Selling, general and administrative (SG&A) expenses decreased to 36.0 per cent of sales in 2024 compared to 36.1 per cent in 2023, reflecting lower incentive compensation, insurance, closed store and impairment expenses, partially offset by increased payroll expenses as a percentage of sales. SG&A expenses fell by $21.3 million year-on-year. Income tax expense for the year was $1.9 million, down from $10.1 million in 2023, primarily due to a non-cash valuation allowance recorded against US federal and state deferred tax assets last year.

"Our fiscal 2024 sales trend was negatively impacted by continued pressure on our customers' discretionary spending levels, and a difficult third quarter which included three hurricanes and supply chain interruptions," said John Cato, chairman, president and chief executive officer.

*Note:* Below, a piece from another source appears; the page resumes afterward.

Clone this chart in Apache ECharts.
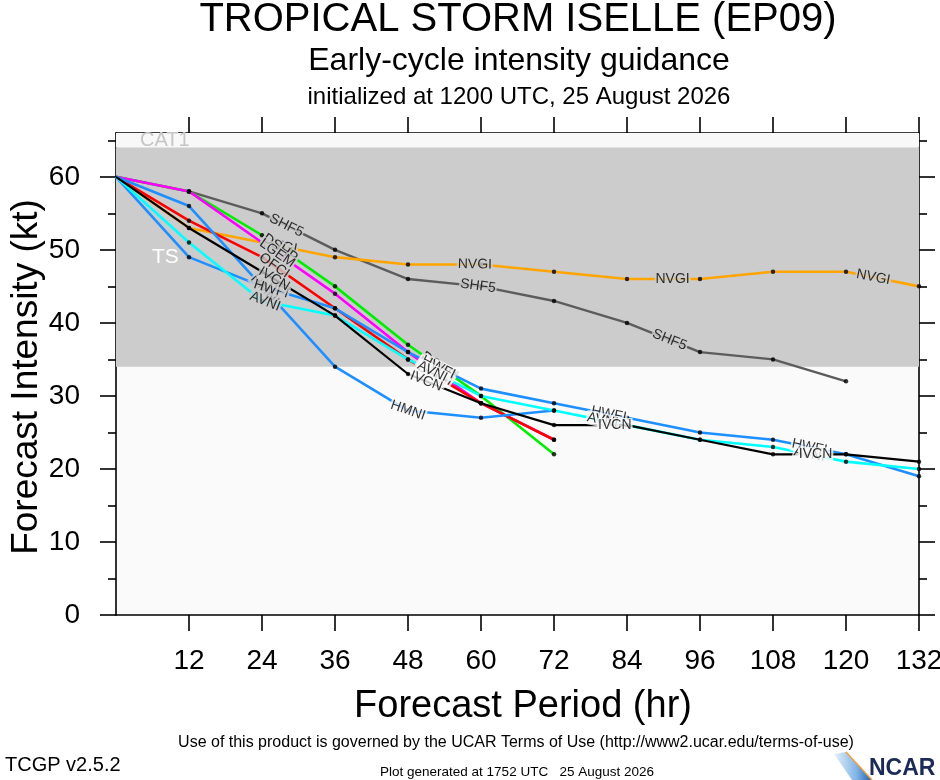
<!DOCTYPE html>
<html><head><meta charset="utf-8">
<script src="https://cdn.jsdelivr.net/npm/echarts@6/dist/echarts.min.js"></script>
<style>html,body{margin:0;padding:0;background:#fff}#c{width:940px;height:780px}</style>
</head><body><div id="c"></div>
<script>
// ---------------- data ----------------
const hours = [0,12,24,36,48,60,72,84,96,108,120,132];
const xTickLabels = [12,24,36,48,60,72,84,96,108,120,132];
const yTickLabels = [0,10,20,30,40,50,60];
const yMinorTicks = [5,15,25,35,45,55,65];

const SHF5 = [60,58,55,50,46,45,43,40,36,35,32];
const NVGI = [60,53,51,49,48,48,47,46,46,47,47,45];
const DSHP = [60,58,52,45,37,30,22];
const LGEM = [60,58,51,44,36,29,24];
const OFCI = [60,54,49,42,35,29,24];
const HMNI = [60,56,45,34,28,27,28];
const HWFI = [60,49,45,42,36,31,29,27,25,24,22,19];
const AVNI = [60,51,43,41,35,30,28,26,24,23,21,20];
const IVCN = [60,53,47,41,33,29,26,26,24,22,22,21];

const modelNames = ['SHF5','NVGI','DSHP','LGEM','OFCI','HMNI','HWFI','AVNI','IVCN'];
const modelValues = {SHF5, NVGI, DSHP, LGEM, OFCI, HMNI, HWFI, AVNI, IVCN};

// ---------------- layout / style ----------------
const modelStyle = {
  SHF5:{color:'#5c5c5c', width:2.4},
  NVGI:{color:'#ffa500', width:2.6},
  DSHP:{color:'#00ee00', width:2.6},
  LGEM:{color:'#ff00ff', width:2.6},
  OFCI:{color:'#ff0000', width:2.6},
  HMNI:{color:'#1e8fff', width:2.6},
  HWFI:{color:'#1e8fff', width:2.6},
  AVNI:{color:'#00ffff', width:2.6},
  IVCN:{color:'#000000', width:2.2}
};
const labelHours = {
  SHF5:[28,59.5,91],
  NVGI:[27,59,91.5,124.5],
  DSHP:[27,53],
  LGEM:[26.5,52.5],
  OFCI:[26,52],
  HMNI:[24.5,48],
  HWFI:[25.5,53,81,114],
  AVNI:[24.5,52,80,114],
  IVCN:[26,51,82,115]
};
const FONT = "'Liberation Sans', Arial, Helvetica, sans-serif";

function interp(vals, h){
  for (let i = 0; i < vals.length - 1; i++) {
    if (h >= hours[i] && h <= hours[i+1]) {
      const t = (h - hours[i]) / (hours[i+1] - hours[i]);
      return vals[i] + t * (vals[i+1] - vals[i]);
    }
  }
  return vals[vals.length-1];
}

const chart = echarts.init(document.getElementById('c'), null, {renderer:'canvas'});

const tickStyle = {color:'#000', width:1.6};
function xAx(pos, showLabel){
  return {type:'value', position:pos, min:0, max:132, interval:12,
    axisLine:{show:true, onZero:false, lineStyle:{color:'#000', width:1.6}},
    axisTick:{show:true, inside:false, length:16, customValues:xTickLabels, lineStyle:tickStyle},
    axisLabel:{show:showLabel, customValues:xTickLabels, fontSize:28, color:'#000', margin:32, fontFamily:FONT},
    splitLine:{show:false}};
}
function yAx(pos, major, showLabel){
  return {type:'value', position:pos, min:0, max:66, interval:10,
    axisLine:{show:major, onZero:false, lineStyle:{color:'#000', width:1.6}},
    axisTick:{show:true, inside:false, length: major ? 16 : 8, customValues: major ? yTickLabels : yMinorTicks, lineStyle:tickStyle},
    axisLabel:{show:showLabel, customValues:yTickLabels, fontSize:28, color:'#000', margin:36, fontFamily:FONT},
    splitLine:{show:false}};
}

const series = [];
series.push({type:'line', data:[], silent:true, z:1,
  markArea:{z:1, silent:true, itemStyle:{color:'rgba(248,248,248,1)'},
    label:{show:true, position:'insideLeft', distance:24, color:'#c6c6c6', fontSize:20, fontFamily:FONT},
    data:[[{yAxis:64, name:'CAT1'},{yAxis:66}]]}});
series.push({type:'line', data:[], silent:true, z:2,
  markArea:{z:2, silent:true, itemStyle:{color:'#cccccc'},
    label:{show:true, position:'insideLeft', distance:36, color:'#ffffff', fontSize:21, fontFamily:FONT},
    data:[[{yAxis:34, name:'TS'},{yAxis:64}]]}});

modelNames.forEach((m, k) => {
  const vals = modelValues[m];
  series.push({type:'line', name:m, silent:true, z:3, showSymbol:false, symbol:'none',
    data: vals.map((v,i)=>[hours[i], v]),
    lineStyle:{color:modelStyle[m].color, width:modelStyle[m].width}, animation:false});
});
modelNames.forEach((m) => {
  const vals = modelValues[m];
  series.push({type:'scatter', name:m+'-pts', silent:true, z:5, symbol:'circle', symbolSize:4.5,
    itemStyle:{color:'#000'},
    data: vals.map((v,i)=>[hours[i], v]).slice(1), animation:false});
});

const option = {
  animation:false,
  backgroundColor:'#ffffff',
  grid:{left:116, right:21, top:133, bottom:165, show:true, backgroundColor:'#fafafa', borderWidth:0, containLabel:false, outerBoundsMode:'none'},
  xAxis:[xAx('bottom', true), xAx('top', false)],
  yAxis:[yAx('left', true, true), yAx('left', false, false), yAx('right', true, false), yAx('right', false, false)],
  series: series,
  graphic:[
    {type:'text', x:518, y:20, style:{text:'TROPICAL STORM ISELLE (EP09)', font:'40px '+FONT, fill:'#000', textAlign:'center', textVerticalAlign:'middle'}},
    {type:'text', x:519, y:61, style:{text:'Early-cycle intensity guidance', font:'32px '+FONT, fill:'#000', textAlign:'center', textVerticalAlign:'middle'}},
    {type:'text', x:519, y:97, style:{text:'initialized at 1200 UTC, 25 August 2026', font:'24px '+FONT, fill:'#000', textAlign:'center', textVerticalAlign:'middle'}},
    {type:'text', x:27, y:377, rotation:Math.PI/2, style:{text:'Forecast Intensity (kt)', font:'37px '+FONT, fill:'#000', textAlign:'center', textVerticalAlign:'middle'}},
    {type:'text', x:523, y:707, style:{text:'Forecast Period (hr)', font:'38px '+FONT, fill:'#000', textAlign:'center', textVerticalAlign:'middle'}},
    {type:'text', x:516, y:743, style:{text:'Use of this product is governed by the UCAR Terms of Use (http://www2.ucar.edu/terms-of-use)', font:'16px '+FONT, fill:'#000', textAlign:'center', textVerticalAlign:'middle'}},
    {type:'text', x:5, y:765, style:{text:'TCGP v2.5.2', font:'20px '+FONT, fill:'#000', textAlign:'left', textVerticalAlign:'middle'}},
    {type:'text', x:517, y:772, style:{text:'Plot generated at 1752 UTC   25 August 2026', font:'13.5px '+FONT, fill:'#000', textAlign:'center', textVerticalAlign:'middle'}},
    {type:'polygon', shape:{points:[[834,754],[846,752],[872,780],[852,780]]},
      style:{fill:new echarts.graphic.LinearGradient(0,0,1,0,[{offset:0,color:'#e8f1fb'},{offset:0.6,color:'#7fb3e6'},{offset:1,color:'#1d5fae'}])}},
    {type:'polyline', shape:{points:[[846,752],[872,780]]}, style:{stroke:'#f0a040', lineWidth:1.5}},
    {type:'text', x:869, y:769, style:{text:'NCAR', font:'bold 23px '+FONT, fill:'#1b2a57', textAlign:'left', textVerticalAlign:'middle'}}
  ]
};
chart.setOption(option);

// ---------------- line labels (rotated along the line) ----------------
const labelData = [];
modelNames.forEach((m) => {
  const vals = modelValues[m];
  labelHours[m].forEach((h) => {
    const v = interp(vals, h);
    const d = 1.5;
    const p1 = chart.convertToPixel({xAxisIndex:0, yAxisIndex:0}, [h-d, interp(vals, h-d)]);
    const p2 = chart.convertToPixel({xAxisIndex:0, yAxisIndex:0}, [h+d, interp(vals, h+d)]);
    const ang = -Math.atan2(p2[1]-p1[1], p2[0]-p1[0]) * 180 / Math.PI;
    labelData.push({value:[h, v], name:m,
      label:{show:true, position:'inside', formatter:m, rotate:ang,
        backgroundColor: (v >= 34 && v <= 64) ? '#cccccc' : '#fafafa',
        padding:[0,1], color:'#000', fontSize:14, fontFamily:FONT}});
  });
});
series.push({type:'scatter', name:'labels', silent:true, z:6, symbolSize:0, data:labelData, animation:false});
chart.setOption({series: series});
</script></body></html>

For the fourth quarter ended February 1, 2025, the company reported a net loss of $14.1 million or $0.74 per diluted share, compared to a net loss of $23.4 million or $1.14 per diluted share for the same quarter a year earlier. Fourth-quarter sales were $155.3 million, down 10.0 per cent from $172.1 million in the prior-year quarter.

On a comparable 13-week basis, total sales decreased 5.1 per cent and same-store sales declined 0.8 per cent. Gross margin declined from 31.0 per cent of sales in 2023 to 28.0 per cent in 2024, reflecting increased markdowns, higher distribution and domestic freight costs, and the deleveraging of occupancy costs.

SG&A expenses as a percentage of sales decreased from 39.2 per cent in 2023 to 37.8 per cent in 2024, mainly due to lower incentive compensation, insurance, closed store and impairment expenses, partially offset by increased professional fees. SG&A expenses for the quarter declined by $8.8 million. Income tax expense for the quarter was $0.3 million, down from $10.9 million in the same quarter last year, also due to the prior year's non-cash valuation allowance.

"Our fourth quarter sales trend improved compared to our full year and third quarter sales trend. This was partly due to improvements in our supply chain and our Distribution Centre (DC) efficiency as we worked through our DC automation conversion issues. During the year we continued to focus on controlling expenses and improving our merchandise offering," the chairman said.

In 2024, the company opened one store, relocated four stores, and permanently closed 62 stores. As of February 1, 2025, Cato operated 1,117 stores across 31 states, down from 1,178 stores at the same point in the previous year. For 2025, the company plans to open up to 15 new stores and close up to 50 underperforming locations as leases expire, with these closures expected to have minimal financial impact.

"As we look ahead to 2025, we remain cautious in this challenging economic environment with pressures related to newly implemented tariffs and the uncertainty of potential additional tariffs. In 2025, we will continue our focus on reducing expenses. To this end, we eliminated approximately 40 corporate positions in February. We also expect expense reductions in other areas of our business as we continue our productivity and efficiency initiatives including reductions in our distribution and domestic freight expenses. We will continue our initiatives on improving our merchandise assortment, including introducing new offerings," stated Cato.